How This Connects to Phishing and Social Engineering
SIM swaps often depend on information gathered through broader social engineering. Attackers may use phishing, breach data, or public profile details to answer carrier questions convincingly or to target support staff with enough context to sound legitimate. The phone takeover is usually one step in a larger identity attack, not a random isolated trick.
For the behavior side of that, the strongest local follow-up is Crypto Wallet Phishing Attacks. Different attack types, same broader pattern: the attacker is trying to exploit the trust and recovery layers around your assets.
Practical Usage: How to Think About This Risk
- Treat phone-number security as account security: If the number can receive login or reset codes, it is part of the threat model.
- Prefer non-SMS second factors: Authenticator apps and hardware security keys usually reduce SIM-swap exposure.
- Protect the email behind the exchange: Email recovery often matters as much as the exchange login itself.
- Watch for sudden service loss: Unexpected SIM failure can be an urgent warning sign, not just a carrier annoyance.
- Limit value on weaker account stacks: If an important service still depends on SMS, size exposure accordingly.
A useful rule is this: if your phone number can help reset access to money, your mobile carrier is already part of your financial security system whether you intended that or not.
Risks and Common Mistakes
- Assuming SMS is strong enough by default: Better than no second factor, but weaker than alternatives for valuable crypto accounts.

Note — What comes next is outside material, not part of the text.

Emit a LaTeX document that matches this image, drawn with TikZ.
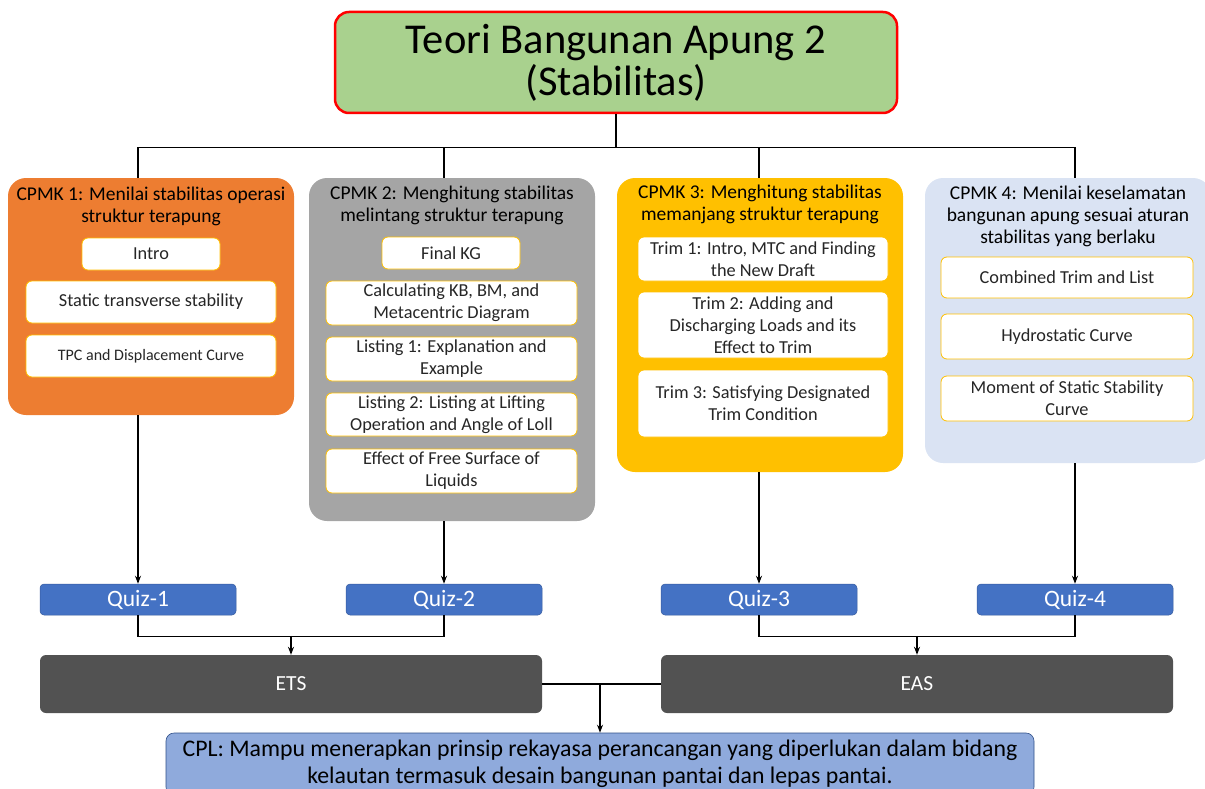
\documentclass[tikz,border=0pt]{standalone}
\usepackage{fontspec}
\setmainfont{Carlito}
\usetikzlibrary{arrows.meta, calc, positioning}
\usepackage{xcolor}

\definecolor{titlegreen}{HTML}{A9D18E}
\definecolor{cpmkorange}{HTML}{ED7D31}
\definecolor{cpmkgray}{HTML}{A5A5A5}
\definecolor{cpmkyellow}{HTML}{FFC000}
\definecolor{cpmkblue}{HTML}{DAE3F3}
\definecolor{quizblue}{HTML}{4472C4}
\definecolor{examgray}{HTML}{525252}
\definecolor{cplblue}{HTML}{8FAADC}

\tikzset{
  titlebox/.style={rectangle, rounded corners=14pt, draw=red, line width=2.5pt, fill=titlegreen,
    minimum width=562pt, minimum height=101pt, align=center, font=\fontsize{42.5}{42}\selectfont},
  cpmkbox/.style={rectangle, rounded corners=18pt, minimum width=286pt, inner sep=0pt},
  cpmktitle/.style={anchor=north, align=center, inner sep=0pt, font=\fontsize{19.5}{22}\selectfont},
  topicbox/.style={rectangle, rounded corners=6pt, draw=cpmkyellow, fill=white, line width=0.8pt,
    align=center, inner sep=0pt, text=black!85, font=\fontsize{18.3}{22}\selectfont},
  quizbox/.style={rectangle, rounded corners=4pt, fill=quizblue, draw=quizblue!80!black, line width=0.5pt,
    minimum width=196pt, minimum height=31pt, text=white, font=\fontsize{23.5}{24}\selectfont},
  exambox/.style={rectangle, rounded corners=6pt, fill=examgray, minimum height=58pt,
    text=white, font=\fontsize{21.5}{22}\selectfont},
  link/.style={line width=1.2pt},
  arrowlink/.style={link, -{Stealth[length=8pt, width=6pt]}}
}

\begin{document}
\begin{tikzpicture}[x=1pt, y=-1pt]
  \useasboundingbox (0,0) rectangle (1205,789);

  % course title
  \node[titlebox] (title) at (616,62.5) {Teori Bangunan Apung 2\\(Stabilitas)};

  % CPMK columns
  \node[cpmkbox, fill=cpmkorange, minimum height=237pt] (c1) at (151,296.5) {};
  \node[cpmkbox, fill=cpmkgray, minimum height=343pt] (c2) at (452,349.5) {};
  \node[cpmkbox, fill=cpmkyellow, minimum height=294pt] (c3) at (760,325) {};
  \node[cpmkbox, fill=cpmkblue, minimum height=285pt] (c4) at (1068,320.5) {};

  \node[cpmktitle] (t1) at (151,187) {CPMK 1: Menilai stabilitas operasi\\struktur terapung};
  \node[cpmktitle] (t2) at (452,186) {CPMK 2: Menghitung stabilitas\\melintang struktur terapung};
  \node[cpmktitle] (t3) at (760,185) {CPMK 3: Menghitung stabilitas\\memanjang struktur terapung};
  \node[cpmktitle] (t4) at (1068,186) {CPMK 4: Menilai keselamatan\\bangunan apung sesuai aturan\\stabilitas yang berlaku};

  % topics
  \node[topicbox, minimum width=138pt, minimum height=32pt] (intro) at (151,254) {Intro};
  \node[topicbox, minimum width=250pt, minimum height=42pt] (static) at (151,302) {Static transverse stability};
  \node[topicbox, minimum width=250pt, minimum height=42pt, font=\fontsize{16}{20}\selectfont] (tpc) at (151,356) {TPC and Displacement Curve};

  \node[topicbox, minimum width=138pt, minimum height=32pt] (finalkg) at (451,253) {Final KG};
  \node[topicbox, minimum width=251pt, minimum height=44pt] (calc) at (451.5,303) {Calculating KB, BM, and\\Metacentric Diagram};
  \node[topicbox, minimum width=251pt, minimum height=44pt] (listA) at (451.5,359) {Listing 1: Explanation and\\Example};
  \node[topicbox, minimum width=251pt, minimum height=43pt] (listB) at (451.5,414.5) {Listing 2: Listing at Lifting\\Operation and Angle of Loll};
  \node[topicbox, minimum width=251pt, minimum height=44pt] (surface) at (451.5,471) {Effect of Free Surface of\\Liquids};

  \node[topicbox, minimum width=250pt, minimum height=44pt] (trimA) at (763,259) {Trim 1: Intro, MTC and Finding\\the New Draft};
  \node[topicbox, minimum width=250pt, minimum height=66pt] (trimB) at (763,325) {Trim 2: Adding and\\Discharging Loads and its\\Effect to Trim};
  \node[topicbox, minimum width=250pt, minimum height=67pt] (trimC) at (763,403.5) {Trim 3: Satisfying Designated\\Trim Condition};

  \node[topicbox, minimum width=252pt, minimum height=41pt] (combined) at (1067,277.5) {Combined Trim and List};
  \node[topicbox, minimum width=252pt, minimum height=45pt] (hydro) at (1067,336.5) {Hydrostatic Curve};
  \node[topicbox, minimum width=252pt, minimum height=45pt] (moment) at (1067,398.5) {Moment of Static Stability\\Curve};

  % quizzes and exams
  \node[quizbox] (q1) at (138,599.5) {Quiz-1};
  \node[quizbox] (q2) at (444,599.5) {Quiz-2};
  \node[quizbox] (q3) at (759,599.5) {Quiz-3};
  \node[quizbox] (q4) at (1075,599.5) {Quiz-4};

  \node[exambox, minimum width=502pt] (ets) at (291,684) {ETS};
  \node[exambox, minimum width=512pt] (eas) at (917,684) {EAS};

  \node[rectangle, rounded corners=8pt, fill=cplblue, draw=quizblue!70!black, line width=0.6pt,
    minimum width=868pt, minimum height=62pt, align=center,
    font=\fontsize{23.8}{27}\selectfont] (cpl) at (600,764)
    {CPL: Mampu menerapkan prinsip rekayasa perancangan yang diperlukan dalam bidang\\kelautan termasuk desain bangunan pantai dan lepas pantai.};

  % tree from title
  \draw[link, line width=2pt] (title.south) -- ++(0,33);
  \draw[link] (title.south) ++(0,33) -| (c1.north -| q1);
  \draw[link] (title.south) ++(0,33) -| (c2.north -| q2);
  \draw[link] (title.south) ++(0,33) -| (c3.north -| q3);
  \draw[link] (title.south) ++(0,33) -| (c4.north -| q4);

  % columns to quizzes
  \draw[arrowlink] (c1.south -| q1) -- (q1.north);
  \draw[arrowlink] (c2.south -| q2) -- (q2.north);
  \draw[arrowlink] (c3.south -| q3) -- (q3.north);
  \draw[arrowlink] (c4.south -| q4) -- (q4.north);

  % quizzes to exams
  \draw[link] (q1.south) -- ++(0,21) -| (q2.south);
  \draw[link] (q3.south) -- ++(0,21) -| (q4.south);
  \draw[arrowlink] (ets.north) ++(0,-19) -- (ets.north);
  \draw[arrowlink] (eas.north) ++(0,-19) -- (eas.north);

  % exams to CPL
  \draw[link] (ets.east) -- (eas.west);
  \draw[arrowlink] (ets.east -| cpl.north) -- (cpl.north);
\end{tikzpicture}
\end{document}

- Ignoring the email account: An attacker may use phone control to recover the inbox that can reset everything else.
- Treating carrier issues as harmless support problems: Sudden service loss can be a real attack indicator.
- Thinking self-custody makes identity-layer attacks irrelevant: Exchange and email access can still matter even for users who mostly self-custody.
- Using one phone number as the sole recovery anchor: Centralizing identity recovery around the number increases blast radius if it is taken over.
Sources
- CISA: SIM Swapping and Personal Account Risk
- FBI IC3: Cryptocurrency Theft via SIM Swapping
- NIST Digital Identity Guidelines
Frequently Asked Questions
What is a SIM swap attack in crypto?
It is an attack where someone takes over your phone number so they can receive SMS codes and recovery prompts tied to crypto-related accounts.
Can a SIM swap steal a self-custody wallet directly?
Not directly. The bigger danger is usually to exchange, email, and account-recovery systems that depend on the phone number.
Why are SIM swaps especially dangerous for exchange users?
Because SMS login codes, password resets, and recovery prompts may all become reachable by the attacker once they control the number.
What is one warning sign of a SIM swap?
A sudden unexplained loss of phone service can be a warning sign, especially if important accounts rely on SMS-based security.
What is the best upgrade from SMS for crypto accounts?
Authenticator apps are usually the best common upgrade, and hardware security keys can be stronger still where supported.